* **DATA PROVIDED**:
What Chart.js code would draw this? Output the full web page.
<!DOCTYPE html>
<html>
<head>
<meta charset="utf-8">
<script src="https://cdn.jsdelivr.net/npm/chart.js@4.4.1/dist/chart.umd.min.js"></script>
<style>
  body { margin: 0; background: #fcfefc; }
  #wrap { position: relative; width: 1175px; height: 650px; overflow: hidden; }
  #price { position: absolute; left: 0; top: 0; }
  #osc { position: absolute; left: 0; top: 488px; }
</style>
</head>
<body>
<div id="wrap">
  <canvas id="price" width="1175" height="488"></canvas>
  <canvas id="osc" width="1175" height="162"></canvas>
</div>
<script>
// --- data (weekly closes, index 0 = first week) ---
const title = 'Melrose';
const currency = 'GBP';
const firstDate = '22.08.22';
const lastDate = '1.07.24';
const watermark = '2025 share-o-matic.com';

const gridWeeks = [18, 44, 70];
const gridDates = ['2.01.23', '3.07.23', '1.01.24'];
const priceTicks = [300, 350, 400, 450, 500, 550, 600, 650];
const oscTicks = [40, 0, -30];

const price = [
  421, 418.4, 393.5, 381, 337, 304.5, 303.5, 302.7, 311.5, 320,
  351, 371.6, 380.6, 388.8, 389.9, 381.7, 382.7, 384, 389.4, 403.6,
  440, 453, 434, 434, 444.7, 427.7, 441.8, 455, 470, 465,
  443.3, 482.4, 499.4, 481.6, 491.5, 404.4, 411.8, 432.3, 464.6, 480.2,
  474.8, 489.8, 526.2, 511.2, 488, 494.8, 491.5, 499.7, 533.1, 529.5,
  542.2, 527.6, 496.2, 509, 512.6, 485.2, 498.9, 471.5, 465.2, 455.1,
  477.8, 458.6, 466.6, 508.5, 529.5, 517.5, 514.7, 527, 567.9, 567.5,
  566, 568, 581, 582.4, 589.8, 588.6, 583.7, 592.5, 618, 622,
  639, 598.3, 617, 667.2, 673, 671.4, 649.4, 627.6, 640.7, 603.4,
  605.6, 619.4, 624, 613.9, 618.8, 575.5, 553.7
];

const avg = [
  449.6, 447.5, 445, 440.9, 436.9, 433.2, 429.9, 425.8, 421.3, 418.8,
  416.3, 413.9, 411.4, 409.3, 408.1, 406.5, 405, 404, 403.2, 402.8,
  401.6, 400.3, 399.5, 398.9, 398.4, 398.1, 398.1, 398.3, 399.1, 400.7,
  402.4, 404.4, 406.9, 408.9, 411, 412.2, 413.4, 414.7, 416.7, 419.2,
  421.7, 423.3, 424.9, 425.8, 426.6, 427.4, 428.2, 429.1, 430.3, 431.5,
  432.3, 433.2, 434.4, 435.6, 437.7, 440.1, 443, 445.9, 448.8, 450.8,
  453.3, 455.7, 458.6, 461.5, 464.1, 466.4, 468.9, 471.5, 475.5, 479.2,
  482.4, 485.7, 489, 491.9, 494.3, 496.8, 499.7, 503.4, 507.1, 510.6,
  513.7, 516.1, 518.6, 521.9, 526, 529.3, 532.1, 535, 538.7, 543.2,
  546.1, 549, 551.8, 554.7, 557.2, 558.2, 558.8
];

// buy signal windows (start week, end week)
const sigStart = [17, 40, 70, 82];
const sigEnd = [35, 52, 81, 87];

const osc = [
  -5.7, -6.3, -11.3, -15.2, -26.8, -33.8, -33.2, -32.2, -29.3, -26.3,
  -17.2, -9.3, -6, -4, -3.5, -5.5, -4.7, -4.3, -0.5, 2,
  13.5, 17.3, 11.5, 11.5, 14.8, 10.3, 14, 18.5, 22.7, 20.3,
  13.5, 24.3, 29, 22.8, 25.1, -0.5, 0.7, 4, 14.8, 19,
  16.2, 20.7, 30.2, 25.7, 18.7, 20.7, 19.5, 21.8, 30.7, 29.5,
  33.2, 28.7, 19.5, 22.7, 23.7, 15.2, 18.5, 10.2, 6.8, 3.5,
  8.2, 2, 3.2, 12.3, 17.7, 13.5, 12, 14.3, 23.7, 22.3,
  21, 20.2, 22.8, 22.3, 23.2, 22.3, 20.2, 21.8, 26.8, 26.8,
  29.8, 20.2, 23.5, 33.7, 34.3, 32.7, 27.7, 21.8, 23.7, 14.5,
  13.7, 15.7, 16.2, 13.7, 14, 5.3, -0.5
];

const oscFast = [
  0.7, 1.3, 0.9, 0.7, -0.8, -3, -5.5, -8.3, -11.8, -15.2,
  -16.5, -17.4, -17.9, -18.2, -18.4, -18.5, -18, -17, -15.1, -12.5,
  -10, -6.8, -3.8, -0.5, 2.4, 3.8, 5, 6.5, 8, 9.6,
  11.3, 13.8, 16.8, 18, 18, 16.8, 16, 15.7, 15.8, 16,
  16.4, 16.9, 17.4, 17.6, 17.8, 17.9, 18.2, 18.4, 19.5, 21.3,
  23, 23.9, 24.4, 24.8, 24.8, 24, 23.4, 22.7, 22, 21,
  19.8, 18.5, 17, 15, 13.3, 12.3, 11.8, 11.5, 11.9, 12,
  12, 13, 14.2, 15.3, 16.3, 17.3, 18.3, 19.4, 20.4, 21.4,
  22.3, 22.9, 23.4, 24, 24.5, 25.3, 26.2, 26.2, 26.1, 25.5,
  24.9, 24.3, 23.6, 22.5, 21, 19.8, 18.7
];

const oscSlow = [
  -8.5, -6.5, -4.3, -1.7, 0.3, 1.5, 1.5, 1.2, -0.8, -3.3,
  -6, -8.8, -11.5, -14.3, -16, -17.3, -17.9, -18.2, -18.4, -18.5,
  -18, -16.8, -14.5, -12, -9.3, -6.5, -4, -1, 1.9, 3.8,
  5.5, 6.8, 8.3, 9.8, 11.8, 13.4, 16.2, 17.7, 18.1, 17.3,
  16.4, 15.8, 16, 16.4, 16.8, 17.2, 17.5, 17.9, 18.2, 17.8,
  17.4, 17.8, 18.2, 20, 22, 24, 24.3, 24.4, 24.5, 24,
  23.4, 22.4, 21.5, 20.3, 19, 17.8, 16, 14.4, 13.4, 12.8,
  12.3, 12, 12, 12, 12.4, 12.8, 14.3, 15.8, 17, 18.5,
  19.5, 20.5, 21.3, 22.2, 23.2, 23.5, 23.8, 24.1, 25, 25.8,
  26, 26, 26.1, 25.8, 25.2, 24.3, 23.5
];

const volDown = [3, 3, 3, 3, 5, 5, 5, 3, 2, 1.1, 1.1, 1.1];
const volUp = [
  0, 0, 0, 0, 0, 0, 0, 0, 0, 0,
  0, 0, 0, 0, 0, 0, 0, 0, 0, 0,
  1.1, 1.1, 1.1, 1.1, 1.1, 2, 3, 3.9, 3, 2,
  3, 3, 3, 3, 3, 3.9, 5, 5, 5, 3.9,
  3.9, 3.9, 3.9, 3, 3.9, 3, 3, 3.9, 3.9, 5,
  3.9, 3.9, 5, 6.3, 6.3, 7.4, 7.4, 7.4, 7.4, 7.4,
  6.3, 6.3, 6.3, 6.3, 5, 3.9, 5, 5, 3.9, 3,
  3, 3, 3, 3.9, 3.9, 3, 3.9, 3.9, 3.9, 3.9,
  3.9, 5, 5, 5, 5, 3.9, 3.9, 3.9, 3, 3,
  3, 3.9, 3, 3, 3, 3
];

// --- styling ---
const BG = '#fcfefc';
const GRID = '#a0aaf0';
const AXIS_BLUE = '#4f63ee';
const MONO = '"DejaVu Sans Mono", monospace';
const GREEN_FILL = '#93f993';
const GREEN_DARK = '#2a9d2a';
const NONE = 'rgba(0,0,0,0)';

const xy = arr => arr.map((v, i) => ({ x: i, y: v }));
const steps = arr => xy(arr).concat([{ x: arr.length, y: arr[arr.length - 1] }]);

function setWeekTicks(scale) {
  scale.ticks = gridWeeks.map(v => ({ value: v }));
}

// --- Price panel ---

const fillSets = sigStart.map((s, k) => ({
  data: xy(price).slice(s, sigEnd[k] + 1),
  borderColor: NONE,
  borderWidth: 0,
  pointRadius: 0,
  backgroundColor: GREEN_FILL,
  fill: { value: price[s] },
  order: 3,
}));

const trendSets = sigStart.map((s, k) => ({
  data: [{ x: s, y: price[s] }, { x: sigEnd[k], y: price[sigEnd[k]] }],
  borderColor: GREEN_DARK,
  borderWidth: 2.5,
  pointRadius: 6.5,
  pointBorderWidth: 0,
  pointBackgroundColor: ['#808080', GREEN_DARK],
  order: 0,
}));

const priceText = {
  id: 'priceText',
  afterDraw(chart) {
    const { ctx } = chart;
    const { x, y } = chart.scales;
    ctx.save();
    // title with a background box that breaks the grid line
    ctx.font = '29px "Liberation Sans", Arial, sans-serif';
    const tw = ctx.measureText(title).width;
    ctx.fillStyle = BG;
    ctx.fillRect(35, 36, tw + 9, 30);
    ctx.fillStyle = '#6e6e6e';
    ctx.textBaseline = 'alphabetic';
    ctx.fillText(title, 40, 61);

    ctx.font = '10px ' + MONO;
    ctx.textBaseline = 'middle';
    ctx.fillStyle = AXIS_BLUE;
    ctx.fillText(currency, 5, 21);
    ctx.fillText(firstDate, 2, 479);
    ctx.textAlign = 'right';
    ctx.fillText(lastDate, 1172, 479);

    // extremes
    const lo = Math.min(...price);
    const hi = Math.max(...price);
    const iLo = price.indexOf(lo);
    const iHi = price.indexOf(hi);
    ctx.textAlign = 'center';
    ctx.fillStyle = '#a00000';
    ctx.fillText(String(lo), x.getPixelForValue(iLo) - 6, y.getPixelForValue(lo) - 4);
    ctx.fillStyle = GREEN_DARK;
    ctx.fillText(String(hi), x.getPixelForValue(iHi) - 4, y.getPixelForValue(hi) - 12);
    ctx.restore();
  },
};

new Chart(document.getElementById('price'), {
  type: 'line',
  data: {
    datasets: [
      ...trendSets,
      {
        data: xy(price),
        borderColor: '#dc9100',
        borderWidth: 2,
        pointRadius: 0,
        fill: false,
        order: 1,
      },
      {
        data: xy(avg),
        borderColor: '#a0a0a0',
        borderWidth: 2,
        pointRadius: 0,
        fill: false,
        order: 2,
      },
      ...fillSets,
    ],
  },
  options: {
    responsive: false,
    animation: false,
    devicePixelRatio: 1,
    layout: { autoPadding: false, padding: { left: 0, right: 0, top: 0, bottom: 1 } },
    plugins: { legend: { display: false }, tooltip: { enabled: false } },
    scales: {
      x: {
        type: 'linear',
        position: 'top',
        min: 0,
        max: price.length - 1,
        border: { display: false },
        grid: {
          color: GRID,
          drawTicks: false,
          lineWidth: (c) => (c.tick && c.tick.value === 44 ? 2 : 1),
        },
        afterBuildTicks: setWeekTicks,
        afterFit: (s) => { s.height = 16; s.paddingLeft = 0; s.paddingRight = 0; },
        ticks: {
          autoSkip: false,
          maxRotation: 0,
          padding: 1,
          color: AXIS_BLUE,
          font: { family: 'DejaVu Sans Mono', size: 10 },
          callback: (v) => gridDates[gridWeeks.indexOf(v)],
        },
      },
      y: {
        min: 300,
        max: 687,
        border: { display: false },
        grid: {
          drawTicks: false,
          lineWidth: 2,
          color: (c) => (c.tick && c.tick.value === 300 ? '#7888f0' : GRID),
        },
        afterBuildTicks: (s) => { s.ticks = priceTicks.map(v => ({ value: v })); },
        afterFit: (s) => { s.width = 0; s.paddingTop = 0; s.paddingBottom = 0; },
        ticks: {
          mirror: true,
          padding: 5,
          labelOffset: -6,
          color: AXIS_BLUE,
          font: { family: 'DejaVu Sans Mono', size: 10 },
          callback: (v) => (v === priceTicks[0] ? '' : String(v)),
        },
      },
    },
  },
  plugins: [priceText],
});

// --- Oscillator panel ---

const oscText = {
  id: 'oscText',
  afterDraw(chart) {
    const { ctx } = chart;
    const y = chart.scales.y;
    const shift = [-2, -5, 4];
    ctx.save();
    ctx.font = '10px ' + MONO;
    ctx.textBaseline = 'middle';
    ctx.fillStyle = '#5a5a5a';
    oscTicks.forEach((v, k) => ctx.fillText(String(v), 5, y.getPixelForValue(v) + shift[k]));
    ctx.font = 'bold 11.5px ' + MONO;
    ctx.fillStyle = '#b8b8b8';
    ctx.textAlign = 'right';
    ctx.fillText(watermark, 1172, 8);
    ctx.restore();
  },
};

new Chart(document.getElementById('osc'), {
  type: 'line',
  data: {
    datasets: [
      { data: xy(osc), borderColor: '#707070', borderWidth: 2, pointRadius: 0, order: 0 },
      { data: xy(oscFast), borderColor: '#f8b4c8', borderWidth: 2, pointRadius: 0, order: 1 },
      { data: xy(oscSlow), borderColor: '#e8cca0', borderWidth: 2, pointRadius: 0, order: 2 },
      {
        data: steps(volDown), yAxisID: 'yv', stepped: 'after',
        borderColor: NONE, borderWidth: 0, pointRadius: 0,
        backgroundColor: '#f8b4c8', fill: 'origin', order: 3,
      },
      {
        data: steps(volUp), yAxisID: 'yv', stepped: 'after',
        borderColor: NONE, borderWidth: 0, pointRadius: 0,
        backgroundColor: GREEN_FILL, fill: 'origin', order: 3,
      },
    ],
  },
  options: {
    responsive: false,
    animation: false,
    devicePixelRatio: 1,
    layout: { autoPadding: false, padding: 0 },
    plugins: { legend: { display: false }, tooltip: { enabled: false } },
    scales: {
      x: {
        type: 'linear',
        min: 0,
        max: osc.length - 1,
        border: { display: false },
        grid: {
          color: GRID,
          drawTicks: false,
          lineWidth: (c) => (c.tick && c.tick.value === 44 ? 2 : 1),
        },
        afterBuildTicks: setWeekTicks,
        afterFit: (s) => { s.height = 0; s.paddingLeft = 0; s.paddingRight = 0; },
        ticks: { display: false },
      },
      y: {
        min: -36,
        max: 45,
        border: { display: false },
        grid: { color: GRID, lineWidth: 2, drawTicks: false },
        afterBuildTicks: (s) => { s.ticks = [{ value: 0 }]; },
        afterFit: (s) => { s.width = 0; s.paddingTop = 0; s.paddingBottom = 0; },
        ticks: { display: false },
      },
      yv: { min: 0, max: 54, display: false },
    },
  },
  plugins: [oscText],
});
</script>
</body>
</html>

* **EXERCISE BRIEF**: Extract exactly the leading lines of the data, stopping at and including the line with "const oscTicks = [40, 0, -30];".

* **EXERCISE ANSWER**:
What Chart.js code would draw this? Output the full web page.
<!DOCTYPE html>
<html>
<head>
<meta charset="utf-8">
<script src="https://cdn.jsdelivr.net/npm/chart.js@4.4.1/dist/chart.umd.min.js"></script>
<style>
  body { margin: 0; background: #fcfefc; }
  #wrap { position: relative; width: 1175px; height: 650px; overflow: hidden; }
  #price { position: absolute; left: 0; top: 0; }
  #osc { position: absolute; left: 0; top: 488px; }
</style>
</head>
<body>
<div id="wrap">
  <canvas id="price" width="1175" height="488"></canvas>
  <canvas id="osc" width="1175" height="162"></canvas>
</div>
<script>
// --- data (weekly closes, index 0 = first week) ---
const title = 'Melrose';
const currency = 'GBP';
const firstDate = '22.08.22';
const lastDate = '1.07.24';
const watermark = '2025 share-o-matic.com';

const gridWeeks = [18, 44, 70];
const gridDates = ['2.01.23', '3.07.23', '1.01.24'];
const priceTicks = [300, 350, 400, 450, 500, 550, 600, 650];
const oscTicks = [40, 0, -30];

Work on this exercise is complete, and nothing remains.